§ INFORMATION SHOWN:
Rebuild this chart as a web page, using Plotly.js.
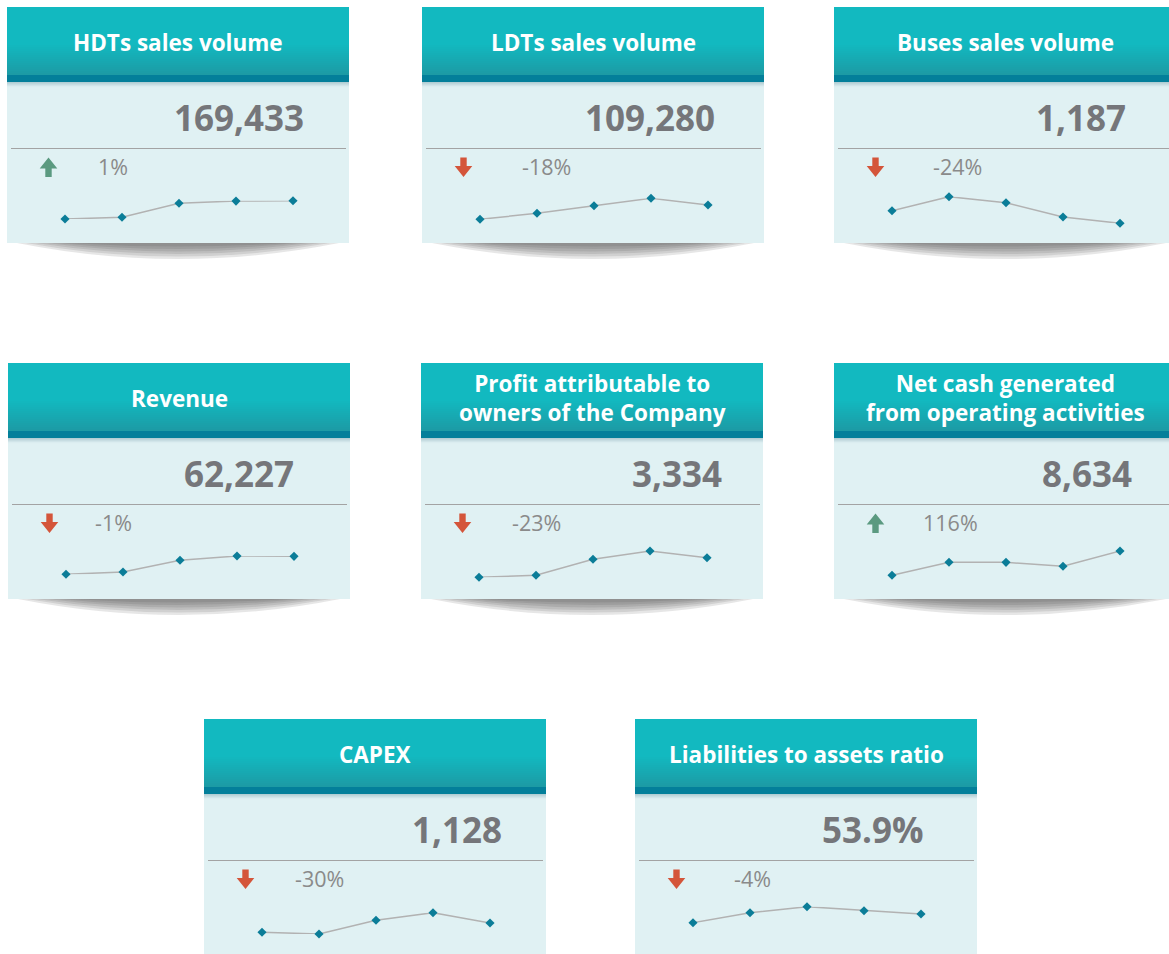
<!DOCTYPE html>
<html><head><meta charset="utf-8">
<script src="https://cdn.plot.ly/plotly-3.0.1.min.js"></script>
<style>html,body{margin:0;padding:0;background:#fff;}#chart{width:1169px;height:954px;}</style>
</head><body><div id="chart"></div>
<script>
// ---------------- DATA ----------------
const titles = [
  'HDTs sales volume',
  'LDTs sales volume',
  'Buses sales volume',
  'Revenue',
  'Profit attributable to<br>owners of the Company',
  'Net cash generated<br>from operating activities',
  'CAPEX',
  'Liabilities to assets ratio'
];
const headlines = ['169,433', '109,280', '1,187', '62,227', '3,334', '8,634', '1,128', '53.9%'];
const changes = [1, -18, -24, -1, -23, 116, -30, -4];   // percent change
const periods = [1, 2, 3, 4, 5];

const hdtSeries     = [96000, 102800, 159000, 167756, 169433];
const ldtSeries     = [58100, 79600, 106800, 133300, 109280];
const busSeries     = [1937, 2770, 2413, 1562, 1187];
const revenueSeries = [28000, 32400, 54700, 62856, 62227];
const profitSeries  = [420, 717, 3096, 4330, 3334];
const netCashSeries = [1271, 5240, 5190, 3997, 8634];
const capexSeries   = [692, 612, 1255, 1611, 1128];
const liabSeries    = [48.1, 54.8, 58.8, 56.1, 53.9];

const series = [hdtSeries, ldtSeries, busSeries, revenueSeries, profitSeries, netCashSeries, capexSeries, liabSeries];

// ---------------- LAYOUT (pixel geometry) ----------------
const W = 1169, H = 954;
const cardLeft = [7, 422, 834, 8, 421, 834, 204, 635];
const cardTop  = [7, 7, 7, 363, 363, 363, 719, 719];
const cardW = 342, cardH = 236, headH = 68, stripH = 7;
// sparkline vertical band (offset from card top: top of band, bottom of band)
const sparkBand = [[193.7,212],[191.3,212.3],[189.7,216.3],[193,211.3],[188,214.3],[188,212.3],[193.7,215],[187.7,203.7]];
const numRight = [299, 295, 294, 288, 303, 300, 300, 291];
const pctLeft  = [89, 98, 97, 85, 89, 87, 89, 97];

const teal = '#12b9c0', tealDark = '#1c9ba5', strip = '#037f9a', body = '#e0f1f3';

function hex2rgb(h){return [1,3,5].map(i=>parseInt(h.substr(i,2),16));}
function mix(a,b,t){const A=hex2rgb(a),B=hex2rgb(b);return 'rgb('+A.map((v,i)=>Math.round(v+(B[i]-v)*t)).join(',')+')';}

const shapes = [], annotations = [], traces = [];
const layout = {
  width: W, height: H,
  margin: {l:0, r:0, t:0, b:0},
  paper_bgcolor: '#ffffff', plot_bgcolor: 'rgba(0,0,0,0)',
  showlegend: false,
  xaxis: {range:[0,W], domain:[0,1], visible:false, fixedrange:true},
  yaxis: {range:[H,0], domain:[0,1], visible:false, fixedrange:true},
  shapes: shapes, annotations: annotations
};

function rect(x0,y0,x1,y1,color){
  shapes.push({type:'rect', xref:'x', yref:'y', x0:x0, x1:x1, y0:y0, y1:y1, fillcolor:color, line:{width:0}, layer:'below'});
}

for (let i = 0; i < titles.length; i++) {
  const L = cardLeft[i], T = cardTop[i], R = L + cardW, B = T + cardH;

  // shadow under the card
  const cx = (L + R) / 2;
  [[322,16],[304,13.5],[284,11],[262,8.5],[240,6],[218,3.5]].forEach(([w,d])=>{
    shapes.push({type:'path', xref:'x', yref:'y', layer:'below',
      path:`M ${cx-w/2},${B} Q ${cx},${B+2*d} ${cx+w/2},${B} Z`,
      fillcolor:'#3a3a3a', opacity:0.13, line:{width:0}});
  });

  // body
  rect(L, T+headH, R, B, body);
  // header base
  rect(L, T, R, T+headH, teal);
  // header gradient toward bottom
  const g0 = 38, steps = 15;
  for (let s = 0; s < steps; s++) {
    const y0 = T + g0 + s*(headH-g0)/steps, y1 = T + g0 + (s+1)*(headH-g0)/steps + 0.3;
    rect(L, y0, R, y1, mix(teal, tealDark, (s+1)/steps));
  }
  // dark strip
  rect(L, T+headH, R, T+headH+stripH, strip);
  // soft shadow under strip
  for (let s = 0; s < 5; s++) {
    rect(L, T+headH+stripH+s, R, T+headH+stripH+s+1.2, mix('#a8c6cd', body, (s+1)/5.5));
  }
  // divider line
  shapes.push({type:'line', xref:'x', yref:'y', x0:L+4, x1:L+339, y0:T+141.5, y1:T+141.5,
    line:{color:'#a3a3a3', width:1}, layer:'below'});

  // arrow
  const ax = L + 41.5, ay = T + 150.5;
  const up = changes[i] >= 0;
  let p;
  if (up) {
    p = `M ${ax},${ay} L ${ax+8.8},${ay+11} L ${ax+3.2},${ay+11} L ${ax+3.2},${ay+19.5} L ${ax-3.2},${ay+19.5} L ${ax-3.2},${ay+11} L ${ax-8.8},${ay+11} Z`;
  } else {
    p = `M ${ax-3.2},${ay} L ${ax+3.2},${ay} L ${ax+3.2},${ay+8.5} L ${ax+8.8},${ay+8.5} L ${ax},${ay+19.5} L ${ax-8.8},${ay+8.5} L ${ax-3.2},${ay+8.5} Z`;
  }
  shapes.push({type:'path', xref:'x', yref:'y', path:p, fillcolor: up ? '#5b9a80' : '#d4553a', line:{width:0}, layer:'below'});

  // title
  annotations.push({xref:'x', yref:'y', x:cx, y:T+35, text:titles[i], showarrow:false,
    xanchor:'center', yanchor:'middle', align:'center',
    font:{family:'Open Sans, Noto Sans, sans-serif', size:22.5, color:'#ffffff', weight:700}});
  // headline number
  annotations.push({xref:'x', yref:'y', x:L+numRight[i], y:T+110, text:headlines[i], showarrow:false,
    xanchor:'right', yanchor:'middle',
    font:{family:'Open Sans, Noto Sans, sans-serif', size:35, color:'#75767a', weight:700}});
  // change
  annotations.push({xref:'x', yref:'y', x:L+pctLeft[i], y:T+159, text:changes[i] + '%', showarrow:false,
    xanchor:'left', yanchor:'middle',
    font:{family:'Open Sans, Noto Sans, sans-serif', size:21.5, color:'#8a8a8a', weight:400}});

  // sparkline axes
  const k = i + 2;
  const vals = series[i];
  const lo = Math.min(...vals), hi = Math.max(...vals);
  layout['xaxis' + k] = {domain:[(L+58)/W, (L+286)/W], range:[periods[0], periods[periods.length-1]],
    visible:false, fixedrange:true, anchor:'y'+k};
  layout['yaxis' + k] = {domain:[1-(T+sparkBand[i][1])/H, 1-(T+sparkBand[i][0])/H], range:[lo, hi],
    visible:false, fixedrange:true, anchor:'x'+k};
  traces.push({x:periods, y:vals, xaxis:'x'+k, yaxis:'y'+k, type:'scatter', mode:'lines+markers',
    line:{color:'#b2b2b2', width:1.5}, marker:{symbol:'diamond', size:7, color:'#0b7d98'},
    cliponaxis:false, hoverinfo:'skip'});
}

Plotly.newPlot('chart', traces, layout, {staticPlot:true, displayModeBar:false});
</script>
</body></html>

§ TO DO: In the copy, include no pictures; restate the listing above exactly.

§ THE ANSWER:
Rebuild this chart as a web page, using Plotly.js.
<!DOCTYPE html>
<html><head><meta charset="utf-8">
<script src="https://cdn.plot.ly/plotly-3.0.1.min.js"></script>
<style>html,body{margin:0;padding:0;background:#fff;}#chart{width:1169px;height:954px;}</style>
</head><body><div id="chart"></div>
<script>
// ---------------- DATA ----------------
const titles = [
  'HDTs sales volume',
  'LDTs sales volume',
  'Buses sales volume',
  'Revenue',
  'Profit attributable to<br>owners of the Company',
  'Net cash generated<br>from operating activities',
  'CAPEX',
  'Liabilities to assets ratio'
];
const headlines = ['169,433', '109,280', '1,187', '62,227', '3,334', '8,634', '1,128', '53.9%'];
const changes = [1, -18, -24, -1, -23, 116, -30, -4];   // percent change
const periods = [1, 2, 3, 4, 5];

const hdtSeries     = [96000, 102800, 159000, 167756, 169433];
const ldtSeries     = [58100, 79600, 106800, 133300, 109280];
const busSeries     = [1937, 2770, 2413, 1562, 1187];
const revenueSeries = [28000, 32400, 54700, 62856, 62227];
const profitSeries  = [420, 717, 3096, 4330, 3334];
const netCashSeries = [1271, 5240, 5190, 3997, 8634];
const capexSeries   = [692, 612, 1255, 1611, 1128];
const liabSeries    = [48.1, 54.8, 58.8, 56.1, 53.9];

const series = [hdtSeries, ldtSeries, busSeries, revenueSeries, profitSeries, netCashSeries, capexSeries, liabSeries];

// ---------------- LAYOUT (pixel geometry) ----------------
const W = 1169, H = 954;
const cardLeft = [7, 422, 834, 8, 421, 834, 204, 635];
const cardTop  = [7, 7, 7, 363, 363, 363, 719, 719];
const cardW = 342, cardH = 236, headH = 68, stripH = 7;
// sparkline vertical band (offset from card top: top of band, bottom of band)
const sparkBand = [[193.7,212],[191.3,212.3],[189.7,216.3],[193,211.3],[188,214.3],[188,212.3],[193.7,215],[187.7,203.7]];
const numRight = [299, 295, 294, 288, 303, 300, 300, 291];
const pctLeft  = [89, 98, 97, 85, 89, 87, 89, 97];

const teal = '#12b9c0', tealDark = '#1c9ba5', strip = '#037f9a', body = '#e0f1f3';

function hex2rgb(h){return [1,3,5].map(i=>parseInt(h.substr(i,2),16));}
function mix(a,b,t){const A=hex2rgb(a),B=hex2rgb(b);return 'rgb('+A.map((v,i)=>Math.round(v+(B[i]-v)*t)).join(',')+')';}

const shapes = [], annotations = [], traces = [];
const layout = {
  width: W, height: H,
  margin: {l:0, r:0, t:0, b:0},
  paper_bgcolor: '#ffffff', plot_bgcolor: 'rgba(0,0,0,0)',
  showlegend: false,
  xaxis: {range:[0,W], domain:[0,1], visible:false, fixedrange:true},
  yaxis: {range:[H,0], domain:[0,1], visible:false, fixedrange:true},
  shapes: shapes, annotations: annotations
};

function rect(x0,y0,x1,y1,color){
  shapes.push({type:'rect', xref:'x', yref:'y', x0:x0, x1:x1, y0:y0, y1:y1, fillcolor:color, line:{width:0}, layer:'below'});
}

for (let i = 0; i < titles.length; i++) {
  const L = cardLeft[i], T = cardTop[i], R = L + cardW, B = T + cardH;

  // shadow under the card
  const cx = (L + R) / 2;
  [[322,16],[304,13.5],[284,11],[262,8.5],[240,6],[218,3.5]].forEach(([w,d])=>{
    shapes.push({type:'path', xref:'x', yref:'y', layer:'below',
      path:`M ${cx-w/2},${B} Q ${cx},${B+2*d} ${cx+w/2},${B} Z`,
      fillcolor:'#3a3a3a', opacity:0.13, line:{width:0}});
  });

  // body
  rect(L, T+headH, R, B, body);
  // header base
  rect(L, T, R, T+headH, teal);
  // header gradient toward bottom
  const g0 = 38, steps = 15;
  for (let s = 0; s < steps; s++) {
    const y0 = T + g0 + s*(headH-g0)/steps, y1 = T + g0 + (s+1)*(headH-g0)/steps + 0.3;
    rect(L, y0, R, y1, mix(teal, tealDark, (s+1)/steps));
  }
  // dark strip
  rect(L, T+headH, R, T+headH+stripH, strip);
  // soft shadow under strip
  for (let s = 0; s < 5; s++) {
    rect(L, T+headH+stripH+s, R, T+headH+stripH+s+1.2, mix('#a8c6cd', body, (s+1)/5.5));
  }
  // divider line
  shapes.push({type:'line', xref:'x', yref:'y', x0:L+4, x1:L+339, y0:T+141.5, y1:T+141.5,
    line:{color:'#a3a3a3', width:1}, layer:'below'});

  // arrow
  const ax = L + 41.5, ay = T + 150.5;
  const up = changes[i] >= 0;
  let p;
  if (up) {
    p = `M ${ax},${ay} L ${ax+8.8},${ay+11} L ${ax+3.2},${ay+11} L ${ax+3.2},${ay+19.5} L ${ax-3.2},${ay+19.5} L ${ax-3.2},${ay+11} L ${ax-8.8},${ay+11} Z`;
  } else {
    p = `M ${ax-3.2},${ay} L ${ax+3.2},${ay} L ${ax+3.2},${ay+8.5} L ${ax+8.8},${ay+8.5} L ${ax},${ay+19.5} L ${ax-8.8},${ay+8.5} L ${ax-3.2},${ay+8.5} Z`;
  }
  shapes.push({type:'path', xref:'x', yref:'y', path:p, fillcolor: up ? '#5b9a80' : '#d4553a', line:{width:0}, layer:'below'});

  // title
  annotations.push({xref:'x', yref:'y', x:cx, y:T+35, text:titles[i], showarrow:false,
    xanchor:'center', yanchor:'middle', align:'center',
    font:{family:'Open Sans, Noto Sans, sans-serif', size:22.5, color:'#ffffff', weight:700}});
  // headline number
  annotations.push({xref:'x', yref:'y', x:L+numRight[i], y:T+110, text:headlines[i], showarrow:false,
    xanchor:'right', yanchor:'middle',
    font:{family:'Open Sans, Noto Sans, sans-serif', size:35, color:'#75767a', weight:700}});
  // change
  annotations.push({xref:'x', yref:'y', x:L+pctLeft[i], y:T+159, text:changes[i] + '%', showarrow:false,
    xanchor:'left', yanchor:'middle',
    font:{family:'Open Sans, Noto Sans, sans-serif', size:21.5, color:'#8a8a8a', weight:400}});

  // sparkline axes
  const k = i + 2;
  const vals = series[i];
  const lo = Math.min(...vals), hi = Math.max(...vals);
  layout['xaxis' + k] = {domain:[(L+58)/W, (L+286)/W], range:[periods[0], periods[periods.length-1]],
    visible:false, fixedrange:true, anchor:'y'+k};
  layout['yaxis' + k] = {domain:[1-(T+sparkBand[i][1])/H, 1-(T+sparkBand[i][0])/H], range:[lo, hi],
    visible:false, fixedrange:true, anchor:'x'+k};
  traces.push({x:periods, y:vals, xaxis:'x'+k, yaxis:'y'+k, type:'scatter', mode:'lines+markers',
    line:{color:'#b2b2b2', width:1.5}, marker:{symbol:'diamond', size:7, color:'#0b7d98'},
    cliponaxis:false, hoverinfo:'skip'});
}

Plotly.newPlot('chart', traces, layout, {staticPlot:true, displayModeBar:false});
</script>
</body></html>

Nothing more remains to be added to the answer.